(RxWiki News) Every year tens of thousands of patients seek treatment for cardiac arrest at U.S. hospitals. That number may also be climbing. A study indicates that many of those cases may be preventable.
A recent study from the University of Pennsylvania Perelman School of Medicine showed that 200,000 cardiac arrest patients are treated annually in U.S. hospitals. The large number of heart patients being treated each year suggests many of them may be preventable with better patient monitoring and quicker response time for administering CPR, and defibrillation.
It is known that cardiac arrest is a major contributor to hospital deaths, but no uniform reporting requirements exist, leaving it difficult to study trends in cardiac arrest death and practices in resuscitation care.
"Talk to your cardiologist about your risk for cardiac arrest."
Lead author Dr. Raina M. Merchant, M.D., M.S., an assistant professor of emergency medicine, used several approaches including the American Heart Association's Get With the Guidelines data and a voluntary registry of hospital resuscitation events to estimate the total number of treated cardiac arrests in U.S. hospitals each year.
Some of the deaths were attributed to terminally ill patients, but authors suggested that many of the cardiac arrest deaths would be preventable with improved adherence to best practices in resuscitation guidelines, better patient monitoring and faster resuscitation responses.
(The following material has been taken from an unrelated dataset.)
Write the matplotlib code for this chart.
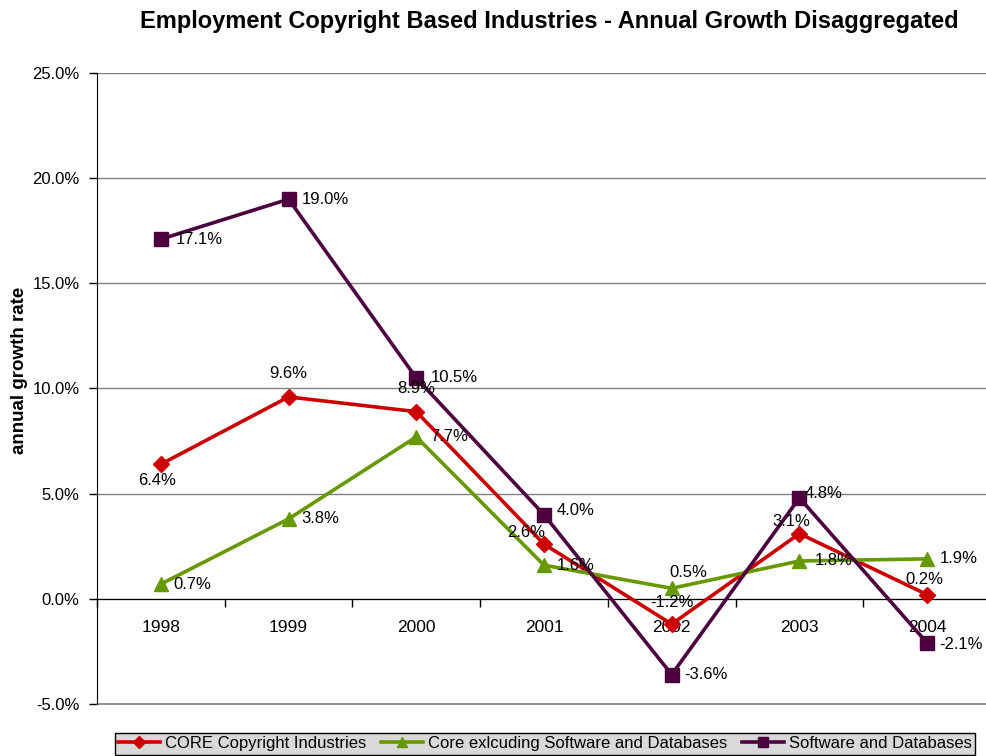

The study revealed that patients who suffer in-hospital cardiac arrests are more than twice as likely to survive than those who arrest in public settings. Of those who have a cardiac arrest in a hospital setting, 21 percent survive to go home, as opposed to less than 10 percent of out-of-hospital cardiac arrest patients.
Both areas suggested opportunities to improve and standardize care. Dr. Merchant said the numbers provide a guide for improving allocation of resources to care for these critically ill patients and continue studies to identify patients who are at risk of cardiac arrest in order to improve survival.
The findings were published in Critical Care Medicine.